Candera CEO Sundi Sundaresh confirmed today that the company reduced its headcount to 50, from 75, about a month ago. Candera, a three-year-old company originally named Confluence Networks, in late September shipped its first product -- the SCE 510 Cluster system -- an appliance with 16 Fibre Channel ports per cluster, designed to let users centralize SAN storage into a single SAN with a common management interface (see Candera Swears It's Beyond Compare).

Sundaresh says Candera is still planning to develop more products, but the cuts to the engineering team suggest it will concentrate more on marketing the SCE 510. Sundaresh would not say how many engineers remain.

"You always want to align your business plan with your capital," he tells Byte and Switch. "It became clear that focusing on fewer products would get us more bang for the buck. We're putting all our efforts on two things: market expansion and development of our networking storage controller and beyond."

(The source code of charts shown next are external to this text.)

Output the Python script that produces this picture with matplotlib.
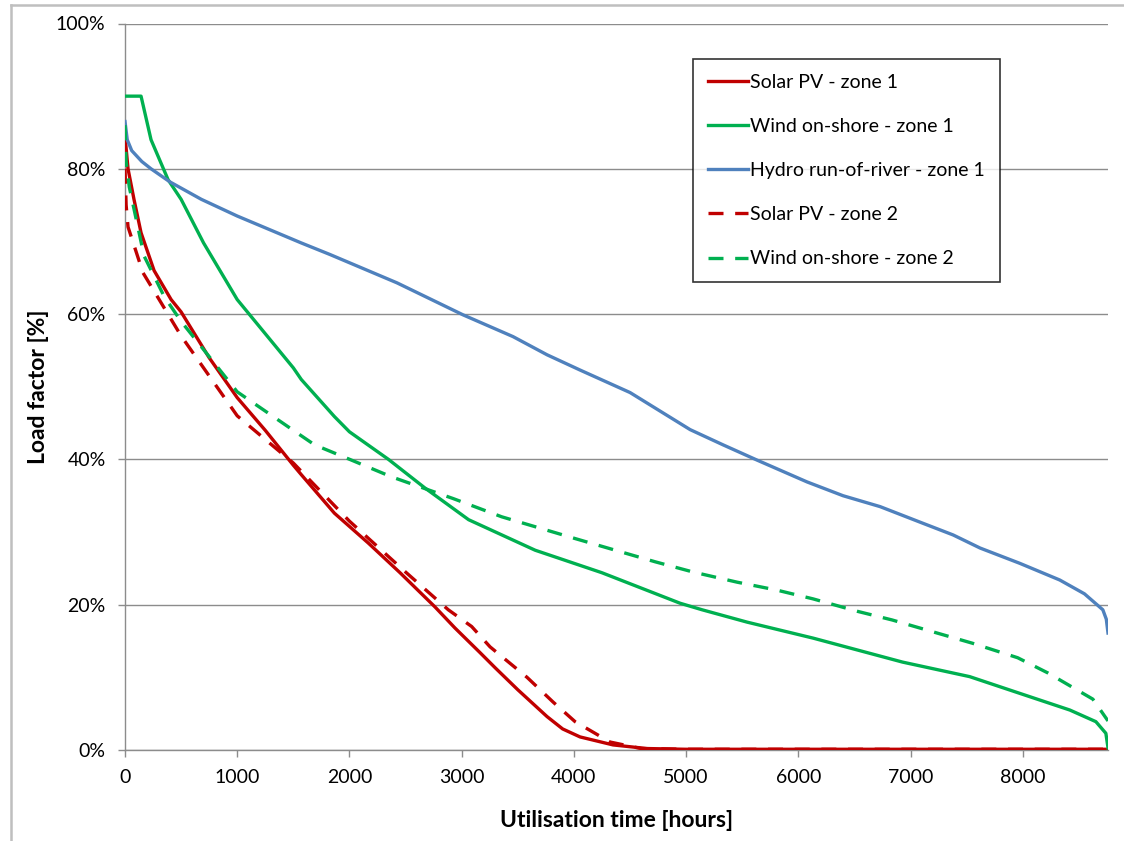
import matplotlib
matplotlib.use("Agg")
import matplotlib.pyplot as plt
from matplotlib.lines import Line2D
from matplotlib.ticker import FuncFormatter, MultipleLocator

plt.rcParams['font.family'] = ['Lato', 'DejaVu Sans']

# ---- data (hours, load factor %) ----
solar1_h = [0, 27, 80, 143, 259, 411, 500, 750, 1000, 1250, 1500, 1571, 1866, 2167, 2451, 2762, 2940, 3164, 3300, 3500, 3761, 3900, 4055, 4349, 4652, 5000, 6000, 7000, 8000, 8760]
solar1_v = [84.5, 80, 75.8, 71.2, 66, 62, 60.3, 54, 48.5, 44, 39.2, 37.9, 32.6, 28.5, 24.4, 19.7, 16.8, 13.4, 11.3, 8.3, 4.6, 2.9, 1.8, 0.7, 0.2, 0.1, 0.1, 0.1, 0.1, 0.1]

wind1_h = [0, 143, 232, 384, 500, 700, 1000, 1500, 1571, 1866, 2000, 2348, 2670, 3062, 3655, 4250, 4947, 5143, 5544, 6132, 6929, 7527, 7973, 8420, 8652, 8741, 8760]
wind1_v = [90, 90, 84, 78.5, 75.8, 69.8, 62, 52.6, 51, 45.9, 43.8, 40, 36.1, 31.7, 27.5, 24.4, 20.2, 19.3, 17.6, 15.4, 12.1, 10.1, 7.8, 5.5, 3.9, 2.3, 0.3]

hydro1_h = [0, 20, 60, 150, 232, 400, 680, 1000, 1570, 1827, 2424, 3012, 3458, 3761, 4055, 4501, 5036, 5330, 5633, 6078, 6399, 6729, 7112, 7380, 7620, 7973, 8330, 8550, 8714, 8745, 8760]
hydro1_v = [86.5, 84, 82.5, 81, 80, 78.2, 75.8, 73.5, 69.8, 68.2, 64.3, 59.9, 56.9, 54.4, 52.3, 49.2, 44.1, 42, 39.9, 36.9, 35, 33.5, 31.2, 29.6, 27.8, 25.7, 23.4, 21.5, 19.3, 18, 16.1]

solar2_h = [0, 10, 27, 160, 500, 1000, 1500, 2000, 2500, 2881, 3089, 3253, 3583, 3815, 4011, 4322, 4600, 5000, 6000, 7000, 8000, 8760]
solar2_v = [80, 75, 72, 65.7, 57, 46, 39.5, 31.5, 24.5, 19.3, 17, 14.2, 10, 6.6, 3.9, 1.1, 0.2, 0.1, 0.1, 0.1, 0.1, 0.1]

wind2_h = [0, 10, 38, 170, 350, 500, 1000, 1500, 1690, 2003, 2375, 2926, 3357, 4012, 4726, 5062, 5455, 5811, 6132, 6524, 6836, 7237, 7551, 7955, 8225, 8625, 8760]
wind2_v = [86, 81, 77.5, 68, 62.4, 59, 49.3, 44, 42, 40, 37.6, 34.6, 32.1, 29.1, 25.9, 24.5, 23.1, 22, 20.8, 19.1, 17.9, 16.1, 14.7, 12.7, 10.6, 7, 4]

labels = ["Solar PV - zone 1", "Wind on-shore - zone 1", "Hydro run-of-river - zone 1",
          "Solar PV - zone 2", "Wind on-shore - zone 2"]

RED = '#C00000'
GREEN = '#00B050'
BLUE = '#4F81BD'
GRID = '#8c8c8c'

fig = plt.figure(figsize=(11.24, 8.41), dpi=100)
ax = fig.add_axes([125/1124, (841-750)/841, 983/1124, 726.5/841])

lw = 2.4
dash = (4.5, 3.5)
ax.plot(solar1_h, solar1_v, color=RED, lw=lw, label=labels[0], zorder=3)
ax.plot(wind1_h, wind1_v, color=GREEN, lw=lw, label=labels[1], zorder=3)
ax.plot(hydro1_h, hydro1_v, color=BLUE, lw=lw, label=labels[2], zorder=3)
ax.plot(solar2_h, solar2_v, color=RED, lw=lw, ls=(0, dash), label=labels[3], zorder=3)
ax.plot(wind2_h, wind2_v, color=GREEN, lw=lw, ls=(0, dash), label=labels[4], zorder=3)

ax.set_xlim(0, 8760)
ax.set_ylim(0, 100)
ax.xaxis.set_major_locator(MultipleLocator(1000))
ax.yaxis.set_major_locator(MultipleLocator(20))
ax.yaxis.set_major_formatter(FuncFormatter(lambda v, p: f"{int(round(v))}%"))

ax.grid(axis='y', color=GRID, lw=1.0, zorder=1)
for s in ['top', 'right']:
    ax.spines[s].set_visible(False)
for s in ['left', 'bottom']:
    ax.spines[s].set_color(GRID)
    ax.spines[s].set_linewidth(1.0)
ax.tick_params(axis='both', which='major', direction='out', length=5, width=1.0,
               color=GRID, labelsize=14, labelcolor='black')
ax.tick_params(axis='y', pad=9)
ax.tick_params(axis='x', pad=9)

ax.set_xlabel("Utilisation time [hours]", fontsize=16.5, fontweight='bold', labelpad=17)
ax.set_ylabel("Load factor [%]", fontsize=16.5, fontweight='bold', labelpad=5)

leg = ax.legend(loc='upper left', bbox_to_anchor=((693-125)/983, (750-59)/726.5),
                fontsize=14, frameon=True, fancybox=False, edgecolor='black',
                handlelength=2.1, handletextpad=0.1, labelspacing=1.4,
                borderpad=0.75, borderaxespad=0)
leg.get_frame().set_linewidth(1.2)
leg.set_zorder(5)

# outer chart-area border
fig.add_artist(Line2D([11/1124, 1.0], [1-5/841, 1-5/841], color='#bfbfbf', lw=1.8))
fig.add_artist(Line2D([11/1124, 11/1124], [0, 1-5/841], color='#bfbfbf', lw=1.8))

fig.savefig('out.png', dpi=100)
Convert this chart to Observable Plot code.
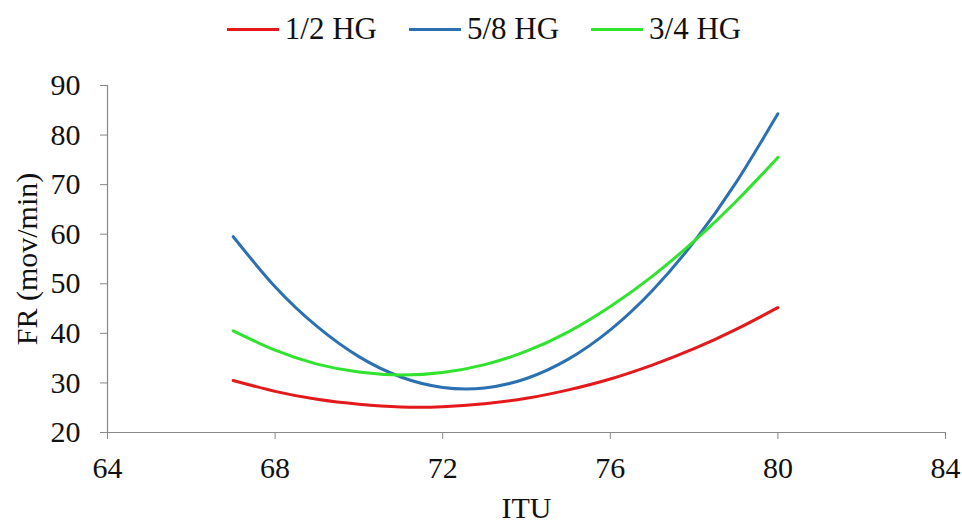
<!DOCTYPE html>
<html>
<head>
<meta charset="utf-8">
<script src="https://cdn.jsdelivr.net/npm/d3@7"></script>
<script src="https://cdn.jsdelivr.net/npm/@observablehq/plot@0.6"></script>
<style>
  html, body { margin: 0; padding: 0; background: #fff; }
  body { width: 962px; height: 524px; overflow: hidden; font-family: "Liberation Serif", "Times New Roman", serif; }
  #legend { height: 58px; display: flex; align-items: center; justify-content: center; gap: 32px; padding-left: 6px; box-sizing: border-box; font-size: 31px; color: #111; }
  .item { display: flex; align-items: center; }
  .sw { width: 52px; height: 3px; margin-right: 6px; }
</style>
</head>
<body>
<div id="legend"></div>
<div id="chart"></div>
<script>
const series = ["1/2 HG", "5/8 HG", "3/4 HG"];
const colors = ["#e3191c", "#2b70b2", "#2fe32f"];
const itu = [67, 68, 69, 70, 71, 72, 73, 74, 75, 76, 77, 78, 79, 80];
const frHalf = [30.5, 28.3, 26.7, 25.7, 25.15, 25.2, 25.8, 26.9, 28.6, 30.8, 33.6, 36.9, 40.8, 45.2];
const frFiveEighths = [59.5, 49.4, 41.4, 35.3, 31.2, 29.1, 29.0, 30.9, 34.8, 40.7, 48.6, 58.5, 70.4, 84.3];
const frThreeQuarters = [40.5, 36.6, 33.8, 32.2, 31.6, 32.1, 33.7, 36.4, 40.3, 45.4, 51.5, 58.6, 66.6, 75.5];
const xTicks = [64, 68, 72, 76, 80, 84];
const yTicks = [20, 30, 40, 50, 60, 70, 80, 90];

const valuesBySeries = [frHalf, frFiveEighths, frThreeQuarters];
const data = [];
series.forEach((s, i) => itu.forEach((x, j) => data.push({series: s, itu: x, fr: valuesBySeries[i][j]})));

const legend = document.getElementById("legend");
series.forEach((s, i) => {
  const it = document.createElement("div");
  it.className = "item";
  it.innerHTML = `<span class="sw" style="background:${colors[i]}"></span><span>${s}</span>`;
  legend.appendChild(it);
});

const chart = Plot.plot({
  width: 962,
  height: 466,
  marginLeft: 107,
  marginRight: 17,
  marginTop: 27,
  marginBottom: 92,
  style: {fontFamily: "Liberation Serif, Times New Roman, serif", fontSize: "30px", color: "#111", background: "#fff"},
  x: {domain: [64, 84]},
  y: {domain: [20, 90]},
  color: {domain: series, range: colors},
  marks: [
    Plot.axisX({ticks: xTicks, tickSize: 7, tickPadding: 17, stroke: "#888", fontSize: 30, label: "ITU", labelAnchor: "center", labelOffset: 85, labelArrow: "none"}),
    Plot.axisY({ticks: yTicks, tickSize: 7, tickPadding: 20, stroke: "#888", fontSize: 30, label: "FR (mov/min)", labelAnchor: "center", labelOffset: 92, labelArrow: "none"}),
    Plot.ruleX([64], {stroke: "#888", strokeWidth: 1.2}),
    Plot.ruleY([20], {stroke: "#888", strokeWidth: 1.2}),
    Plot.line(data, {x: "itu", y: "fr", z: "series", stroke: "series", strokeWidth: 3, curve: "natural"})
  ]
});
document.getElementById("chart").appendChild(chart);
</script>
</body>
</html>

The Milpitas, Calif.-based startup has only one paying customer -- which executives are still unable to name -- but Sundaresh says Candera is building a pipeline, and he expects to have revenue for this quarter.He also expects to secure a third round of funding by the end of the year. To date, Candera has received $47.5 million in funding from investors that include AsiaTech Management LLC , Comcast Interactive (Nasdaq: CMCSA, CMCSK), Dali Hook Partners, Hotung Capital Management, New Enterprise Associates (NEA), Redpoint Ventures, Seagate Technology Inc. (NYSE: STX), and Venture Strategy Partners (see Can Candera Compete? and Confluence Scoops Up $28M).

"We're very much on track [for funding]," Sundaresh says. "We've received a good response from investors, and I still expect to close funding by the end of the quarter."

Candera makes the SCE 510 Cluster available in dual-node, high-availability pairs, with list pricing starting at $120,000. Unfortunately for the startup, it competes with storage virtualization products from huge hardware vendors, including Cisco Systems Inc. (Nasdaq: CSCO), Hewlett-Packard Co. (NYSE: HPQ), and IBM Corp. (NYSE: IBM) (see IBM Plays With Self (Virtually) and Veritas Finally Delivers on Cisco).